Over the two days Chen Ziqiang systematically moved between applications from standard push hands drills, to line drills that focused on the footwork supporting techniques. Finally, training the same techniques on kick shields so that the group could practice applying with full power. Like all excellent coaches he managed to get important concepts across while the sessions were in progress: keeping the shoulders loose in order for the arms to turn freely; sinking the elbows to guard the ribs; maintaining awareness of correct timing and distance; how to change the fighting range; flexible footwork etc... ; even touching on the study and practical use of pressure points to support qinna.

There was a day to review the early part of the Laojia Yilu. When Chen Wangting created Taijiquan the idea was to develop an effective martial system. Chen Ziqiang stressed that everything within the form has its function and purpose and that no detail should be overlooked.

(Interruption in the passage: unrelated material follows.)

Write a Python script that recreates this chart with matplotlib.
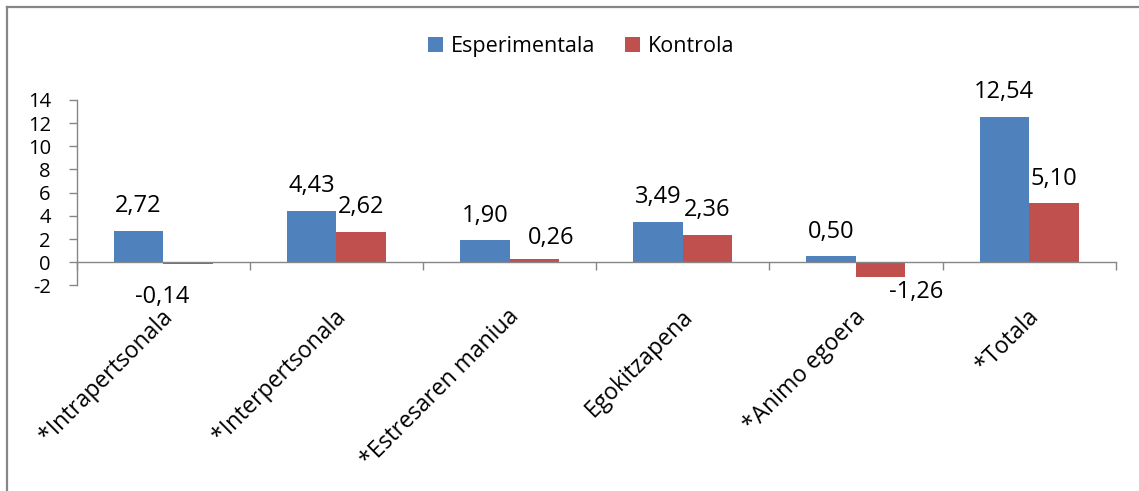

From the starting position external aspects and internal energy are harmonised via the intention. Hands, eyes, body and footwork are coordinated. He stressed the need to look beyond your hands when doing the movements, giving the simple example that if you were punching someone you would look at them and not at your own fist. 

Anyone who has trained with Chen Ziqiang will have experienced his physically challenging warm ups. During several of the sessions over the course of the week he handed the warm ups over to Wang Yan. Anyone feeling relieved soon changed their minds.  Chen Ziqiang remarked laconically after one particularly strenuous session that "my student's warm ups are harder than mine".


L-R Davidine Sim, Chen Ziqiang, Wang Yan & David Gaffney
Our Polish visit concluded with three days of spear training. Chen Ziqiang places great emphasis upon exercises to develop basic skills. Just as a knife, fork and spoon each has its own function and usage, every weapon has its own characteristics that must be manifested. He recalled how he had trained the jibengong (foundation exercises) for weapons for several years before being allowed to train the forms. While this may not be practical for many students today, it does point towards the need to pay more attention to training the core skills of each weapon rather than just running through the forms. Chen Taijiquan's spear form marries the qualities of both spear and staff - the spear elements being straight and staff movements circular.  "Spear" techniques emphasise thrusting (zha), blocking (lan) and intercepting (na). Staff techniques are built around the ability to turn the weapon like two wheels on either side of the body and not done as if you were paddling a canoe - a mistake Chen Ziqiang said is made by the majority of people training the spear.

Development in Taijiquan is a continuous process, realising the connections between all aspects of the system and putting them into practice on the training floor.